TFT’s long statement offers something of a magnum opus in summary, in regard to the entailments of what we might call an ‘Athanasian’ theory of salvation. But this extensive passage was offered up to help illustrate how it is that a Reformed theologian, of TFT’s stature, thinks along the lines that Grebe is describing for us vis-à-vis the consensus patrum of the Eastern church fathers. Salvation requires something more than, not less than a forensic frame. If the human condition is fallen, it isn’t simply a bail payment that is required, but an absolute resurrection and/or re-creation of all of reality; primary of which is humanity simpliciter. This is what Western or Latin notions of penal substitution fail to grasp, and what the Eastern fathers understood all too well. If the fallen human being is going to be ‘saved’ in the depths of their being, and the Western model is understood as the definitive theory of salvation, then salvation has not obtained, and we are of all people those to be pitied.
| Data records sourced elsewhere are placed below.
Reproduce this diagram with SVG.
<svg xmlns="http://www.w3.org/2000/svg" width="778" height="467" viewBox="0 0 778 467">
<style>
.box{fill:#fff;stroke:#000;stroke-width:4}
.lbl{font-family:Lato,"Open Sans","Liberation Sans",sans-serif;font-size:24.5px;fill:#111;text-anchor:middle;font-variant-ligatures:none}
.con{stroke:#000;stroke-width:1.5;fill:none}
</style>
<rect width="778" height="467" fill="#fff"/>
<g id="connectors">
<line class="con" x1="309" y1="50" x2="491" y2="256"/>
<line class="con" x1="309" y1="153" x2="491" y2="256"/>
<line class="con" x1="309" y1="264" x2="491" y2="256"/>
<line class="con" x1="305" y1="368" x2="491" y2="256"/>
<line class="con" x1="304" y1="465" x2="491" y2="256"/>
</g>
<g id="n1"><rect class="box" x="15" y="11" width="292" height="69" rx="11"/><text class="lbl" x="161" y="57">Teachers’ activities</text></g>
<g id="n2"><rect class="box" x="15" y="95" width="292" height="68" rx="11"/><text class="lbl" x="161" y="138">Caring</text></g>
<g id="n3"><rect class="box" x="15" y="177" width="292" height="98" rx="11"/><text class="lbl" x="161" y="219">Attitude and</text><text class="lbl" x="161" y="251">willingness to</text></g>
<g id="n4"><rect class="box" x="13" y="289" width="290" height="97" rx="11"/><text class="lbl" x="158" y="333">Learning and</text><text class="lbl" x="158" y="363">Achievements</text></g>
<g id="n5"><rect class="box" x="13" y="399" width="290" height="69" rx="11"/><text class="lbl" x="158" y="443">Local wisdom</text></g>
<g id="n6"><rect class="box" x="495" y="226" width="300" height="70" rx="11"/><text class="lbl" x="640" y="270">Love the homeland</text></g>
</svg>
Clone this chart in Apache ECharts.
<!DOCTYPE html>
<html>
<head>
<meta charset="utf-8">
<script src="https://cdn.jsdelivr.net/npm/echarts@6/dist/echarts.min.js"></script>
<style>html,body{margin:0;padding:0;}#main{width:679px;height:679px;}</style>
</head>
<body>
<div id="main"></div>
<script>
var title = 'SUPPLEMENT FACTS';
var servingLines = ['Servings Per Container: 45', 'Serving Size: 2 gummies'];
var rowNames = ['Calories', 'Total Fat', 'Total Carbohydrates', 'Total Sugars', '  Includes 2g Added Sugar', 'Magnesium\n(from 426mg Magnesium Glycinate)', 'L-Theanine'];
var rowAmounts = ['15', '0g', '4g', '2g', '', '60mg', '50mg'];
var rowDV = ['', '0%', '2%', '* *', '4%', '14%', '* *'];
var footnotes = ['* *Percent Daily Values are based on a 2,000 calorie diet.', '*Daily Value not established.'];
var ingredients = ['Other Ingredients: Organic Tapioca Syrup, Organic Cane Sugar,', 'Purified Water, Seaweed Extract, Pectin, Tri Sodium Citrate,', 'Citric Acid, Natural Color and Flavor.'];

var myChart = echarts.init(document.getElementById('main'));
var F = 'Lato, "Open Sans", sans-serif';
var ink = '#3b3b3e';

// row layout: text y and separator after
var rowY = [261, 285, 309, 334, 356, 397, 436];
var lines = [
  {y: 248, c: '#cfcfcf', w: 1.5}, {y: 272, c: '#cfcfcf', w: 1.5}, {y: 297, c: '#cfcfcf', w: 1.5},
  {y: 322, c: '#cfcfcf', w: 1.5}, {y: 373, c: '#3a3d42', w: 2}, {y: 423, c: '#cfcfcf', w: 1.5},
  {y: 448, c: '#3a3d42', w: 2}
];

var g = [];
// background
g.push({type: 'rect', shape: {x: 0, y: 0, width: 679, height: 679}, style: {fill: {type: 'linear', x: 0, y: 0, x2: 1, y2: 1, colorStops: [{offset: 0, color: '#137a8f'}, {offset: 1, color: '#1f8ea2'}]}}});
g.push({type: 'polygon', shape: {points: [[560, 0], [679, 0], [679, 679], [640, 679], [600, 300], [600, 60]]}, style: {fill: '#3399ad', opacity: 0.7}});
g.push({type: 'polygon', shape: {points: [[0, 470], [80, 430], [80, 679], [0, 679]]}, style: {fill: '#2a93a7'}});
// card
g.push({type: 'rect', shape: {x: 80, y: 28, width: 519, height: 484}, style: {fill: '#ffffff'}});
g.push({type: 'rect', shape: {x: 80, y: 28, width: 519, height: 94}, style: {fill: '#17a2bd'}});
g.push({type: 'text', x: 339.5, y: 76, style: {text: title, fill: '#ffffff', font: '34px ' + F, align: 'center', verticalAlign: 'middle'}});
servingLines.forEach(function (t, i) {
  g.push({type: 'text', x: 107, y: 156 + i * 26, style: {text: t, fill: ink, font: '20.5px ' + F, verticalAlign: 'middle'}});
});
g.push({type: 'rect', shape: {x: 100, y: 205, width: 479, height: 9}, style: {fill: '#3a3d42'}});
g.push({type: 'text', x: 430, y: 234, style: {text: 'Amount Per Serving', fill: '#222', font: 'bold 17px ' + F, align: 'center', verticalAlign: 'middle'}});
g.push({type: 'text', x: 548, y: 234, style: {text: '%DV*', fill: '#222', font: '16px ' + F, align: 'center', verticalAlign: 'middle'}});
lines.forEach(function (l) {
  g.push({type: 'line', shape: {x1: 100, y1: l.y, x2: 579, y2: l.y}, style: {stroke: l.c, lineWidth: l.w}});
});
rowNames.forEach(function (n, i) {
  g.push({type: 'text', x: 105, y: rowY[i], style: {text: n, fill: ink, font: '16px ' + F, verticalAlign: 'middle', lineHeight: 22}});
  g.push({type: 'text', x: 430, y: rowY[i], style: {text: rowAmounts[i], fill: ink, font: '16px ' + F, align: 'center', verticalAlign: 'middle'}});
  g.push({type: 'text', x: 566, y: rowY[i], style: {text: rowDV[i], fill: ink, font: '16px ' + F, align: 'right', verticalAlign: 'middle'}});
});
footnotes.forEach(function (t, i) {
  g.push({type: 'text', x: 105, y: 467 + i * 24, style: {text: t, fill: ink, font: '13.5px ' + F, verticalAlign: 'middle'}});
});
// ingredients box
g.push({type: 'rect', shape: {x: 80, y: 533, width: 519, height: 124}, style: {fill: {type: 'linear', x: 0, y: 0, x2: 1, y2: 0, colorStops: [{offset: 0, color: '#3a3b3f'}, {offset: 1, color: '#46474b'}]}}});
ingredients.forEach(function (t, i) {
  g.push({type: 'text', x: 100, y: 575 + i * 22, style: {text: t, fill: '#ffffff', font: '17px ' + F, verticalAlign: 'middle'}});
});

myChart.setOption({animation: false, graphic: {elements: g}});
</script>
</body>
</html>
It has not obtained because genuine salvation requires more than a legal payment, since this only has to do with external behavioral failures, it requires a depth ontological reorientation (and thus re-creation) insofar that this represents the relational breach between the triune God and us. Without this new creation of humanity in Christ’s humanity, in the ‘wonderful exchange,’ we cannot countenance God who is Holy.

[1] Matthias Grebe, Election, Atonement, and the Holy Spirit (Eugene, OR: Pickwick Publications, 2014), Kindle ed. Loc., 5312, 5316, 5321, 5325.

[2] Thomas F. Torrance, Divine And Contingent Order (Oxford: Oxford University Press, 1981), 115-16.